Same-Sex Marriage Is Only a Matter of Time
The Massachusetts Supreme Court ruled in Goodridge v. Department of Public Health in 2003 that state constitution required that same-sex couples be allowed to marry. State courts in California, Connecticut, and Iowa have since followed suit. As David Cole wrote recently in The New York Review of Books, the legal case for same-sex marriage is extremely strong. Equal protection clauses both in the federal Constitution and in our state constitutions make it difficult to deny the legal status of marriage to anyone on the basis of their gender or sexual orientation. The arguments against same-sex marriage—that it runs counter traditional ideas of what marriage is or is somehow intrinsically immoral—sound uncomfortably like the arguments that were used fifty years ago against mixed-race marriage.

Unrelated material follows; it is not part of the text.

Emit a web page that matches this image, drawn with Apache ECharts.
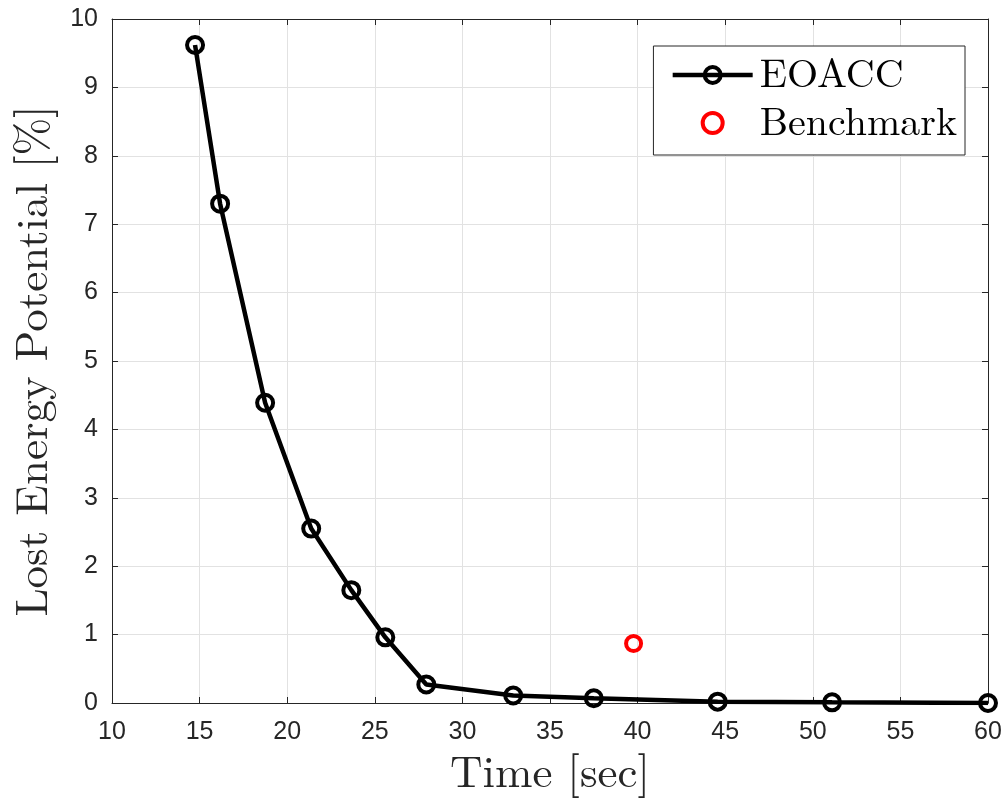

Nevertheless many people are still uncomfortable with the idea of same-sex marriage, and the legal victories have triggered a broad political backlash. In 2004, after Massachusetts decision people in eleven states voted to amend their constitutions to outlaw same-sex marriage, with more following in 2006. Twenty-six states so far have passed constitutional amendments banning same-sex marriages, and most of the others have passed statutes against it. So it is not surprising that both Barack Obama and Hillary Clinton opposed same-sex marriage in the primaries. And while Obama campaigned on a promise to overturn the Defense of Marriage Act, which defines marriage exclusively as between a man and a woman, as President he has continued to defend the status quo.
Polls shows that supporters of same-sex marriage are still a minority. But that’s going to change. Because as Jeffrey Lax and Justin Phillips show, the strongest opposition to same-sex marriage comes from people over 65. People under 30 are about 35 percentage points more likely to say they support it. As Lax writes,
If policy were set by state-by-state majorities of those 65 or older, none would allow same-sex marriage. If policy were set by those under 30, only 12 states would not allow-same-sex marriage.

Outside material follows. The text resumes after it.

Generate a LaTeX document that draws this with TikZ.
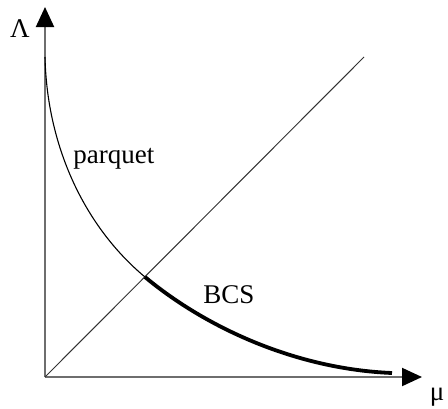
\documentclass[tikz,border=0pt]{standalone}
\usepackage{fontspec}
\newfontfamily\labelfont{Liberation Serif}
\usetikzlibrary{arrows.meta}
\definecolor{axisgray}{HTML}{6E6E6E}
\definecolor{diaggray}{HTML}{333333}

\begin{document}
\begin{tikzpicture}[x=0.5pt, y=0.5pt,
    axisline/.style={axisgray, line width=1pt, -{Triangle[length=10pt, width=9pt, black]}},
    every node/.style={font=\labelfont\fontsize{13.5}{16}\selectfont, inner sep=0pt}]
  \useasboundingbox (-45,-31) rectangle (403,377);
  \coordinate (O) at (0,0);
  \coordinate (ytip) at (0,370);
  \coordinate (xtip) at (377,0);
  \coordinate (diagend) at (319,320);
  \coordinate (top) at (0,320);
  \coordinate (cross) at (100,100);
  \coordinate (tail) at (347,4);
  % axes
  \draw[axisline] (O) -- (ytip);
  \draw[axisline] (O) -- (xtip);
  % diagonal
  \draw[diaggray, line width=0.5pt] (O) -- (diagend);
  % parquet branch (thin)
  \draw[black, line width=0.55pt] (top) .. controls (2,230) and (40,150) .. (cross);
  % BCS branch (thick)
  \draw[black, line width=1.9pt] (cross) .. controls (160,50) and (250,8) .. (tail);
  % labels
  \node[anchor=base] (lamlabel) at (-25,340) {Λ};
  \node[anchor=base] (mulabel) at (392,-23) {μ};
  \node[anchor=base west] (parquetlabel) at (28,214) {parquet};
  \node[anchor=base west] (bcslabel) at (158,74) {BCS};
\end{tikzpicture}
\end{document}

As more young people reach voting age and the older generation dies off, popular support for same-sex marriage will grow. Already an April ABC News/Washington Post poll found for the first time more people who supported same-sex marriage than opposed it. It may not be much comfort to those who are being denied the right to marry today, but it won’t be that long before advocates of same-sex marriage are winning elections as well as court victories.